Attempting to buy a shoe lace ….

March 25, 2008

I think I now know why Douglas Adams placed so much importance Shoes. Ever since I can remember my respectable shoes have been supplied by Church’s. They may be expensive (the last set were over £400) but they last for a decade or more, under rough wear, so to pay less is a false economy. Every year you send them off to the factory and they are resoled on the original last. For the first time in thirty years they came back this summer with poor stitching. I sent them back, and got them a week later without any work having been done. Frustrating, but I sent them back again on Saturday (grumbling). That meant the backup pair had to be packed for Hong Kong (where I have to wear a suit for three days). I noticed that a lace was missing (16 year old son main suspect) but determined to buy a new set in Heathrow. That was when the trouble began.

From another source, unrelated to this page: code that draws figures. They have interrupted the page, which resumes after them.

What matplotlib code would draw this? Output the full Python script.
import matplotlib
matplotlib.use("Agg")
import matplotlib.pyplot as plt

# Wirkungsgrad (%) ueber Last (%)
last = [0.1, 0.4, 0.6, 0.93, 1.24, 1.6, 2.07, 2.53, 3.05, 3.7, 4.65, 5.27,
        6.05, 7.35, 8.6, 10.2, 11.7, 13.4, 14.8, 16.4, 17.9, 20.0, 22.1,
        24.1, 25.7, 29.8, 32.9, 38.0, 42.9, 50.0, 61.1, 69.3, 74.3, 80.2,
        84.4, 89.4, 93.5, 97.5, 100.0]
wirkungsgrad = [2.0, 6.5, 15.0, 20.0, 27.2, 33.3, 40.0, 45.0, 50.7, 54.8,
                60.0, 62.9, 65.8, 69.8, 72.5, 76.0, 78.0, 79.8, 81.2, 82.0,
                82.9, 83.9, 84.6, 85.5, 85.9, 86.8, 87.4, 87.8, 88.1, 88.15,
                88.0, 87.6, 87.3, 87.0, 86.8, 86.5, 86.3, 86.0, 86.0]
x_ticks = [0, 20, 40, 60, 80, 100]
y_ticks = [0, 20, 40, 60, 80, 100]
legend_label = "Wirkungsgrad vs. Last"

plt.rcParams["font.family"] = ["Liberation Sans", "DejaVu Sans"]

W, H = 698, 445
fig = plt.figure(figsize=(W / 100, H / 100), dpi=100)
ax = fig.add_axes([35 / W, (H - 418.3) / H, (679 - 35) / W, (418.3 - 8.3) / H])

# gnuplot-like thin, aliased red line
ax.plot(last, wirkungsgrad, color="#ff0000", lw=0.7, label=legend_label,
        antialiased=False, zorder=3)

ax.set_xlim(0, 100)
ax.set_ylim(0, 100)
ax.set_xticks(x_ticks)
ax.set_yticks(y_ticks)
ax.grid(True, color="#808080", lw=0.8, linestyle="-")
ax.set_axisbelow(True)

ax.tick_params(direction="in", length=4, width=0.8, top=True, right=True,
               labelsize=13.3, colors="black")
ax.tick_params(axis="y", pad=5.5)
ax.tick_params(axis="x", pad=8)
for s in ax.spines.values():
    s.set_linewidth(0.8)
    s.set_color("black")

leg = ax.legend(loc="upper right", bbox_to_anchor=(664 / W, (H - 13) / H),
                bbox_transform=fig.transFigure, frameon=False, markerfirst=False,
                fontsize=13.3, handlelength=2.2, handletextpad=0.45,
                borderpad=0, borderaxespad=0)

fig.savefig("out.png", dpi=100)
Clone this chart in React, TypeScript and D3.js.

The shoe shops in Heathrow told me that they were now banned form selling shoe laces in security grounds. I must admit that the prospect of a shoe lace being a deadly weapon was a new one on me. They generally break easily and are not long enough to get around the average neck. I could do far more damage with a power-cord, freely available at many stores. However assuming the unlikely idea shoe laces providing a new weapon in the terrorists armory, why then do shoe shops in Heathrow sell shoes with laces in them? If the laces are as deadly as seems to be implied then surely we should only be allowed to buy shoes with elastic sides or velcro fastening? Its rather like the US screening people who buy one way tickets on the basis that they may be planing to blow themselves up on the outwards journey and don’t want to waste money on the return portion of the fare. Buying a set of shoes to obtain the laces is not a major burden to overcome.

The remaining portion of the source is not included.